In service marriage the youth has to serve his future father-in-law for three to five years. During this period if the father of the girl is satisfied with the youth, he gives his daughter in marriage to him. If, however, the father is dissatisfied, he dismisses the youth and gives this chance to another person. During the course of service the young man can meet the girl but cannot enter into sex relationship with her.

3. Marriage by capture


An important method of securing a bride in Indian tribes is marriage by capture. This form of marriage is prevalent due to different types of causes. In the Ho tribe its cause is the excessive bride price. Another cause is the misbehavior to the woman by her sister-in-law so that the woman is always waiting for someone to carry her by force.

Though the relatives apparently try to revenge for the capture of the girl but in 99% cases the capture is regularized by means of marriage in which the young man has only to apply vermilion on the forehead of the girl.

The custom of marriage by capture is found among the Santhal, Munda, Bhumij, Gond, Bhil and Naga tribes. Among the Bhumij tribe, it is considered to the best form of marriage, so much so that even after the settlement of marriage the parents of the girl request the bridegroom to run away with the bride.

In the Kharia and Birhor tribe of Bihar if a young man forcibly applies vermillion and oil on the forehead of a girl, she is declared his wife. Among the Nagas of Assam, a cause of marriage by capture is the dearth of women in their own tribe due to the evil custom of killing just born daughters. With the application of Indian Penal Code in Tribal circles, the custom of marriage by capture is gradually disappearing.

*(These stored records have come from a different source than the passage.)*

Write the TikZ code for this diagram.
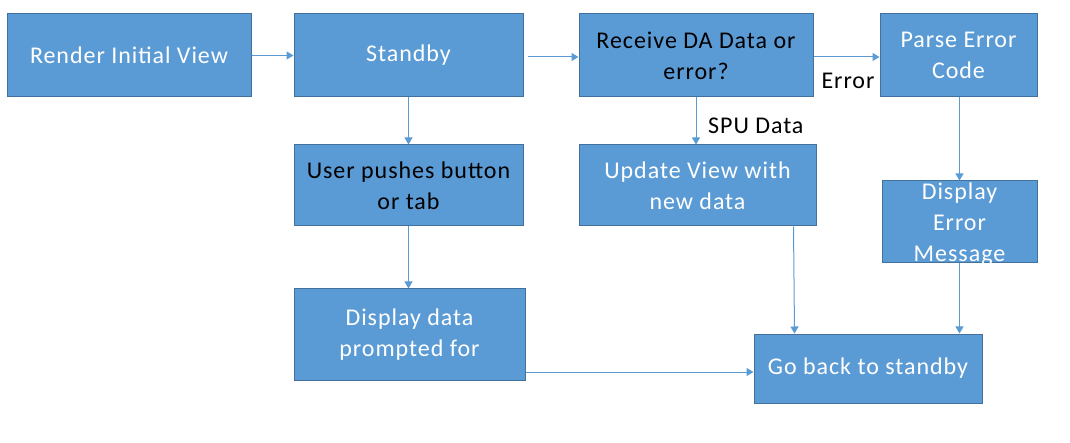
\documentclass[tikz,border=0pt]{standalone}
\usepackage{fontspec}
\setmainfont{Carlito}[LetterSpace=4]
\usetikzlibrary{arrows.meta}
\definecolor{boxfill}{HTML}{5B9BD5}
\definecolor{boxline}{HTML}{41719C}
\tikzset{
  box/.style = {draw=boxline, fill=boxfill, line width=1pt, text=white,
                align=center, inner sep=0pt,
                font=\fontsize{24}{31}\selectfont},
  dark/.style = {text=black},
  arr/.style = {draw=boxfill, line width=1pt,
                -{Triangle[length=7pt,width=8pt]}},
  lbl/.style = {font=\fontsize{24}{31}\selectfont, inner sep=0pt}
}
\begin{document}
\begin{tikzpicture}[x=1pt, y=-1pt]
  \useasboundingbox (0,0) rectangle (1070,443);
  % top row
  \node[box, minimum width=244, minimum height=83] (render) at (129,55.5) {Render Initial View};
  \node[box, minimum width=229, minimum height=83] (standby) at (408.5,55.5) {Standby};
  \node[box, dark, minimum width=234, minimum height=83] (receive) at (696,55.5) {Receive DA Data or\\error?};
  \node[box, minimum width=157, minimum height=83] (parse) at (958.5,55.5) {Parse Error\\Code};
  % middle row
  \node[box, dark, minimum width=229, minimum height=81] (user) at (408.5,185.5) {User pushes button\\or tab};
  \node[box, minimum width=237, minimum height=81] (update) at (697.5,185.5) {Update View with\\new data};
  \node[box, minimum width=155, minimum height=82] (disperr) at (959.5,222) {};
  \node[lbl, text=white, align=center] (disperrtxt) at (959.5,224) {Display\\Error\\Message};
  % bottom row
  \node[box, minimum width=231, minimum height=91] (dispdata) at (409.5,334.5) {Display data\\prompted for};
  \node[box, minimum width=228, minimum height=69] (goback) at (868,368.5) {Go back to standby};

  \draw[arr] (render) -- (standby);
  \draw[arr] ([xshift=4pt]standby.east |- 0,57) -- (receive.west |- 0,57);
  \draw[arr] (receive.east |- 0,57) -- (parse.west |- 0,57);
  \node[lbl, anchor=north] (errlbl) at (848,73) {Error};
  \draw[arr] (receive.south |- 0,97) -- (receive.south |- update.north);
  \node[lbl, anchor=west] (spulbl) at (708,126) {SPU Data};
  \draw[arr] (standby) -- (user);
  \draw[arr] (user.south) -- (user.south |- dispdata.north);
  \draw[arr] ([xshift=-23pt]update.south east) -- ([xshift=41pt]goback.north west);
  \draw[arr] (parse.south -| disperr.south) -- (disperr.north);
  \draw[arr] (disperr.south) -- (disperr.south |- goback.north);
  \draw[arr] (dispdata.east |- 0,372) -- (goback.west |- 0,372);
\end{tikzpicture}
\end{document}
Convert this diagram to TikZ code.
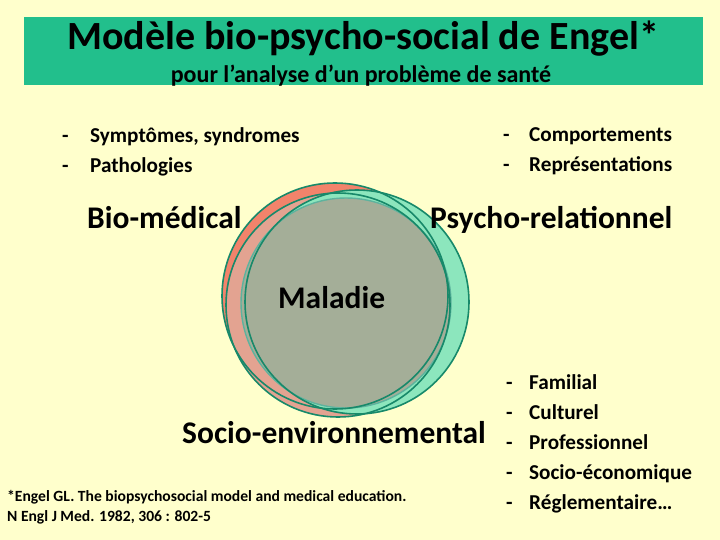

4. Marriage by mutual consent and elopement

An interesting form of securing a bride prevalent in Indian tribes is marriage by mutual consent and elopement. This was known as Gandharva marriage in the ancient Hindu scriptures. Among the Ho tribe of Bihar it is known as ‘Rajikhushi’ marriage.

In this form of marriage the girl elopes with a young man by her own consent and does not return to parents till they consent for marriage. Naturally, no bride price is demanded in this type of marriage.

5. Marriage by exchange


In this type of marriage when a man’sson is prepared to marry another’s daughter, the latter’s son accepts the former’s daughter in marriage; thus an exchange of boys and girls is made between the two families.

6. Probationary marriage

This system of marriage is found in the Kuki tribe of Assam. In this system the bridegroom stays in the house of the girl for a certain period. If during this probation period they decide to marry, the marriage ceremony is solemnized, otherwise the young man leaves after paying some compensation to the parents of the girl.

7. Anader or intrusion marriage


This method of marriage is followed if all other valid sources of marriage have been closed so much so that even the parents of the girls fail to marry her with the desired boy. In this type of marriage the girl forcibly enters the house of her lover and dees not leave it in spite of bearing all types of insults and cruelties. If she does not leave the house for a sufficient period, she is married with the young man. This custom of marriage is found among the Oraon, Ho and Brishor tribes.

8. Marriage by test

In this type of marriage the young man is allowed to marry the girl of his choice after he successfully passes the test for his bravery. A strange custom of this type of marriage is found among Bhil tribe which is known as Gol Gadbedo.

In it a social function is celebrated around a tree or a high pole at the top of which a coconut and some sweets are put. The boys and girls dance around this pole or tree, the girls remaining nearer the tree and the boys forming their circle outside the circle of the girls.

Now a young man suddenly tries to break the circle of the girls and reaches the pole or tree, eats the sweets and breaks the coconut.

The girls beat him and try to restrain him. If he comes out successful in this aim he is given a right to select any girl from the gathering as his wife.

Besides the above mentioned methods securing a bride found among the Indian tribe there are some other methods as well. Of these the following two are worth mentioning :

1. Levirate

In this type of marriage when a person dies, his younger brother marries his wife. This custom is found in the Santhal, Gond and Kharia tribes among others.

2. Sorrorate

In this type of marriage when the wife dies, the husband marries her unmarried sister. This type of marriage is found in Gond and Kharia tribes.

Ceremonies of Marriage

The celebration of marriage in a tribe is a social occasion for much festivity and rejoicing though the marriage ceremonies are quite simple. In some tribes the mere application of vermilion on the forehead of the girl by the bridegroom is the sole ceremony of marriage.

In some other tribes, the blood of the bride and the bridegroom are mixed as a token of their intimate union. In Gond tribe the procession of marriage starts from the bride’s place instead of from the bridegroom’s house.

There are almost no religious sanskaras observed on the occasion of a tribal marriage, but generally there is provision for community songs and dances and feasts.